As humans, we are wired for connection. As infants, we relied on our caregiver(s) to provide safety, stability, and love. Through attachment, children and adults develop trust and learn to regulate emotions. As children, we learned to socialize through interactions with siblings and other children. As adolescents and young adults, we develop our identities as we socially interact with others. Strong positive relationships help provide a sense of security, especially within the family of origin, and can carry over into intimate relationships.
Our first experience of love is through familial love, or family-love with our parent(s) or early caretakers(s). Familial love is unconditional love, where a child can feel safe and secure—knowing they will get their needs met and forming a positive attachment to a parental figure. Unconditional-love, is sometimes referred to as compassionate or agape love. Unfortunately, not all children not grow up in households where parents were consistently able to provide a safe, secure, and emotionally nurturing environment. If your first experiences of love were abusive, you may be estranged from family and/ or struggle in intimate relationships.

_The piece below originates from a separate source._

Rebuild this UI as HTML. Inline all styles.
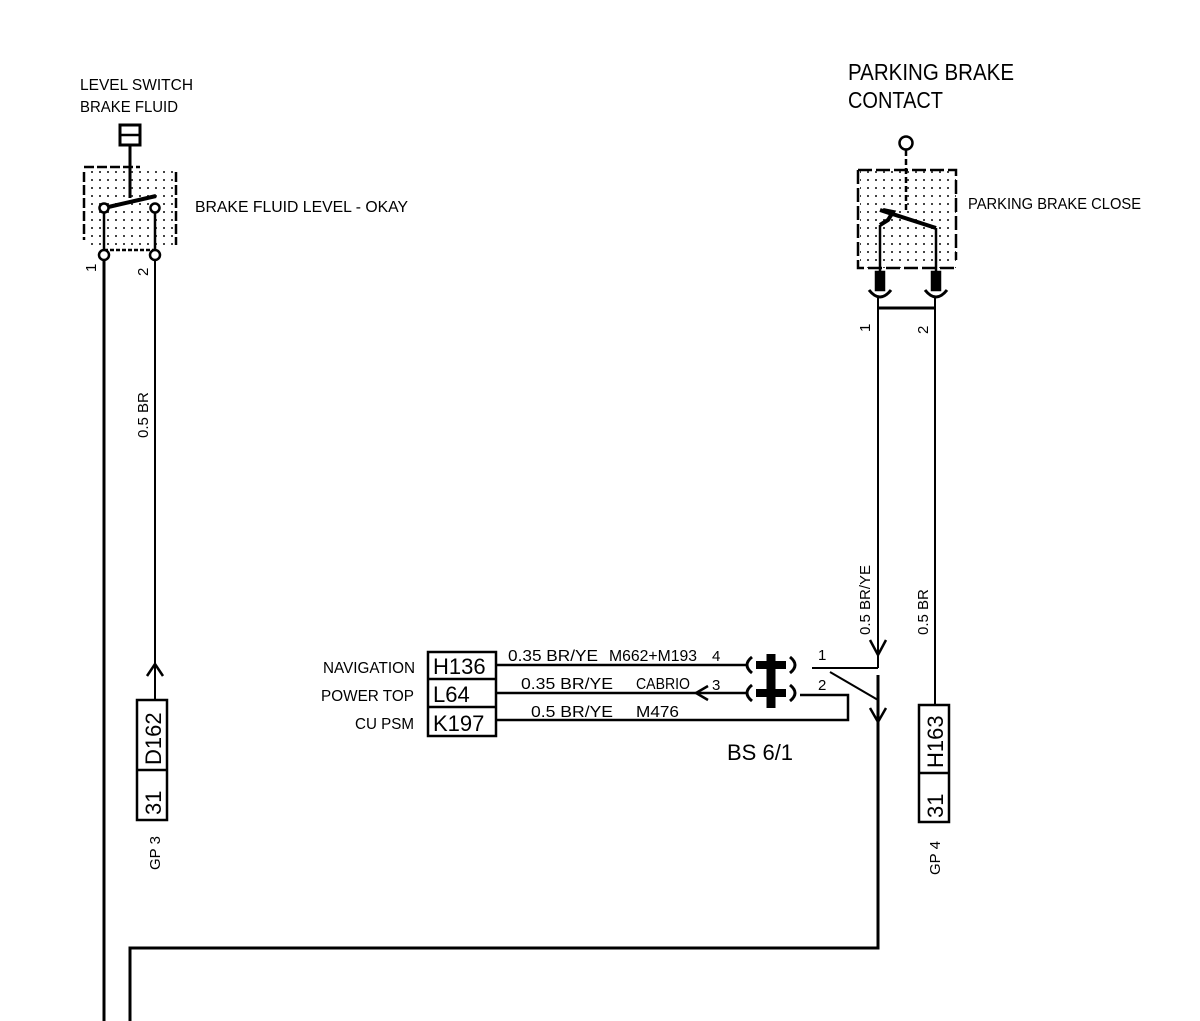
<!DOCTYPE html>
<html><head><meta charset="utf-8"><style>html,body{margin:0;padding:0;background:#fff}svg{display:block}text{font-family:"Liberation Sans",sans-serif;fill:#000}</style></head>
<body>
<svg width="1200" height="1021" viewBox="0 0 1200 1021" xmlns="http://www.w3.org/2000/svg">
<defs>
<pattern id="dots" width="8" height="8" patternUnits="userSpaceOnUse"><rect x="3" y="3" width="2" height="2" fill="#444"/></pattern>
</defs>
<g stroke="#000" fill="none" stroke-width="2.5">
<rect x="86" y="167" width="92" height="82" fill="url(#dots)" stroke="none"/>
<path d="M84 167 H140 M84 172 V240 M176 172 V245" stroke-dasharray="10 3"/>
<rect x="120" y="125" width="20" height="20" stroke-width="3"/>
<line x1="120" y1="135" x2="140" y2="135"/>
<line x1="130" y1="145" x2="130" y2="198" stroke-width="3"/>
<line x1="104" y1="208" x2="156" y2="196" stroke-width="4"/>
<circle cx="104" cy="208" r="4.5" fill="#fff"/>
<circle cx="155" cy="208" r="4.5" fill="#fff"/>
<line x1="104" y1="213" x2="104" y2="250"/>
<line x1="155" y1="213" x2="155" y2="250"/>
<line x1="104" y1="250" x2="155" y2="250" stroke-dasharray="4 2"/>
<circle cx="104" cy="255" r="5" fill="#fff"/>
<circle cx="155" cy="255" r="5" fill="#fff"/>
<line x1="104" y1="260" x2="104" y2="1021" stroke-width="3"/>
<line x1="155" y1="260" x2="155" y2="700" stroke-width="2"/>
<path d="M147 676 L155 664 L163 676" stroke-width="2.5"/>
<rect x="137" y="700" width="30" height="120" stroke-width="2.5"/>
<line x1="137" y1="770" x2="167" y2="770"/>
<path d="M130 1021 V948 H878 V675" stroke-width="3"/>
<path d="M870 708 L878 722 L886 708" stroke-width="2.5"/>
<rect x="860" y="170" width="96" height="98" fill="url(#dots)" stroke="none"/>
<path d="M858 170 H956 V260 M858 170 V268 H956" stroke-dasharray="14 4"/>
<circle cx="906" cy="143" r="6.5" fill="#fff"/>
<line x1="906" y1="150" x2="906" y2="210" stroke-dasharray="6 3"/>
<path d="M880 210 L936 228" stroke-width="4"/>
<path d="M883 210 L893 212 L888 220 L880 225" stroke-width="4"/>
<line x1="880" y1="225" x2="880" y2="275"/>
<line x1="936" y1="228" x2="936" y2="275"/>
<rect x="876" y="272" width="8" height="18" fill="#000"/>
<rect x="932" y="272" width="8" height="18" fill="#000"/>
<path d="M869 290 Q880 304 891 290" stroke-width="3"/>
<path d="M925 290 Q936 304 947 290" stroke-width="3"/>
<line x1="878" y1="298" x2="878" y2="668" stroke-width="2"/>
<line x1="935" y1="298" x2="935" y2="705" stroke-width="2"/>
<line x1="878" y1="308" x2="935" y2="308" stroke-width="3"/>
<path d="M870 640 L878 655 L886 640" stroke-width="2.5"/>
<path d="M812 668 H878" stroke-width="2"/>
<path d="M830 672 L878 700 V948" stroke-width="2"/>
<rect x="919" y="705" width="30" height="117"/>
<line x1="919" y1="773" x2="949" y2="773"/>
<rect x="428" y="652" width="68" height="84" stroke-width="2.5"/>
<line x1="428" y1="679" x2="496" y2="679"/>
<line x1="428" y1="707" x2="496" y2="707"/>
<line x1="496" y1="665" x2="748" y2="665" stroke-width="2.5"/>
<line x1="496" y1="693" x2="748" y2="693" stroke-width="2.5"/>
<path d="M708 686 L696 693 L708 700" stroke-width="2.5"/>
<path d="M496 720 H848 V695 H800" stroke-width="2.5"/>
<path d="M752 657 Q742 665 752 673 M752 685 Q742 693 752 701" stroke-width="3"/>
<path d="M790 657 Q800 665 790 673 M790 685 Q800 693 790 701" stroke-width="3"/>
<line x1="771" y1="654" x2="771" y2="708" stroke-width="9"/>
<line x1="756" y1="665" x2="786" y2="665" stroke-width="8"/>
<line x1="756" y1="693" x2="786" y2="693" stroke-width="8"/>
</g>
<g font-size="16">
<text x="80" y="90" textLength="113" lengthAdjust="spacingAndGlyphs">LEVEL SWITCH</text>
<text x="80" y="112" textLength="98" lengthAdjust="spacingAndGlyphs">BRAKE FLUID</text>
<text x="195" y="212" textLength="213" lengthAdjust="spacingAndGlyphs">BRAKE FLUID LEVEL - OKAY</text>
<text x="968" y="209" textLength="173" lengthAdjust="spacingAndGlyphs">PARKING BRAKE CLOSE</text>
<text x="323" y="673" textLength="92" lengthAdjust="spacingAndGlyphs">NAVIGATION</text>
<text x="321" y="701" textLength="93" lengthAdjust="spacingAndGlyphs">POWER TOP</text>
<text x="355" y="729" textLength="59" lengthAdjust="spacingAndGlyphs">CU PSM</text>
<text x="508" y="661" textLength="90" lengthAdjust="spacingAndGlyphs">0.35 BR/YE</text>
<text x="609" y="661" textLength="88" lengthAdjust="spacingAndGlyphs">M662+M193</text>
<text x="521" y="689" textLength="92" lengthAdjust="spacingAndGlyphs">0.35 BR/YE</text>
<text x="636" y="689" textLength="54" lengthAdjust="spacingAndGlyphs">CABRIO</text>
<text x="531" y="717" textLength="82" lengthAdjust="spacingAndGlyphs">0.5 BR/YE</text>
<text x="636" y="717" textLength="43" lengthAdjust="spacingAndGlyphs">M476</text>
</g>
<g font-size="23"><text x="848" y="80" textLength="166" lengthAdjust="spacingAndGlyphs">PARKING BRAKE</text><text x="848" y="108" textLength="95" lengthAdjust="spacingAndGlyphs">CONTACT</text></g>
<g font-size="22"><text x="433" y="674">H136</text><text x="433" y="702">L64</text><text x="433" y="731">K197</text><text x="727" y="760">BS 6/1</text></g>
<g font-size="15"><text x="712" y="661">4</text><text x="712" y="690">3</text><text x="818" y="660">1</text><text x="818" y="690">2</text></g>
<g font-size="15">
<text transform="translate(96 272) rotate(-90)">1</text>
<text transform="translate(148 276) rotate(-90)">2</text>
<text transform="translate(870 332) rotate(-90)">1</text>
<text transform="translate(928 334) rotate(-90)">2</text>
<text transform="translate(148 438) rotate(-90)">0.5 BR</text>
<text transform="translate(870 635) rotate(-90)">0.5 BR/YE</text>
<text transform="translate(928 635) rotate(-90)">0.5 BR</text>
<text transform="translate(160 870) rotate(-90)">GP 3</text>
<text transform="translate(940 875) rotate(-90)">GP 4</text>
</g>
<g font-size="22">
<text transform="translate(161 815) rotate(-90)">31</text>
<text transform="translate(161 765) rotate(-90)">D162</text>
<text transform="translate(943 818) rotate(-90)">31</text>
<text transform="translate(943 768) rotate(-90)">H163</text>
</g>
</svg>
</body></html>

Outside of family and intimate relationships, many relationships (such as friendships) can be described as platonic. A platonic relationship can be intimate and loving but feelings of passion are absent. Companionate-love includes intimacy plus commitment and is distinguished from passionate-love. Intimate relationships often involve vulnerability, such as emotional vulnerability as there is a comfort level to feel safe enough to share deep emotions. Physical intimacy is another area that involves giving and receiving physical touch. Physical closeness and affection are non-sexual, although platonic relationships can also have a social and/or sexual component. Other aspects of intimacy involve intellectual intimacy such as through stimulating conversations, experiential intimacy through shared experiences/ adventures, and spiritual intimacy with closeness through religion or nature.
With many different types-of-relationships, commitment, intimacy, and passion are three common elements that are often interwoven as one or more aspects of relationships. These concepts are taken from Robert Sternberg’s Triangular Theory of Love. Romantic-love includes intimacy and passion (but not commitment), whereas fatuous love includes passion and commitment (but not intimacy). These relationships may be temporary and impulsive or may end up as long-term relationships but undecided in terms of commitment.
Commitment in a relationship might mean exclusiveness such as in a monogamous relationship, or it could mean honesty about sexual partners but not necessarily exclusiveness in non-monogamous relationship. Dating, cohabitation, domestic or civil partnerships, and marriage often involve commitment and may or may not involve intimacy, sex, or passion.
Consummate love involves all three elements: commitment, intimacy, and passion and tends to represent a form of love that many people view as an “ideal” relationship. Keep in mind that values and life experiences have a significant impact on how one defines what is ideal to them. These are all valid types of relationships. Think about your closest family relationships, friendships, and intimate or sexual relationships, and see if you can relate to these different kinds of relationships.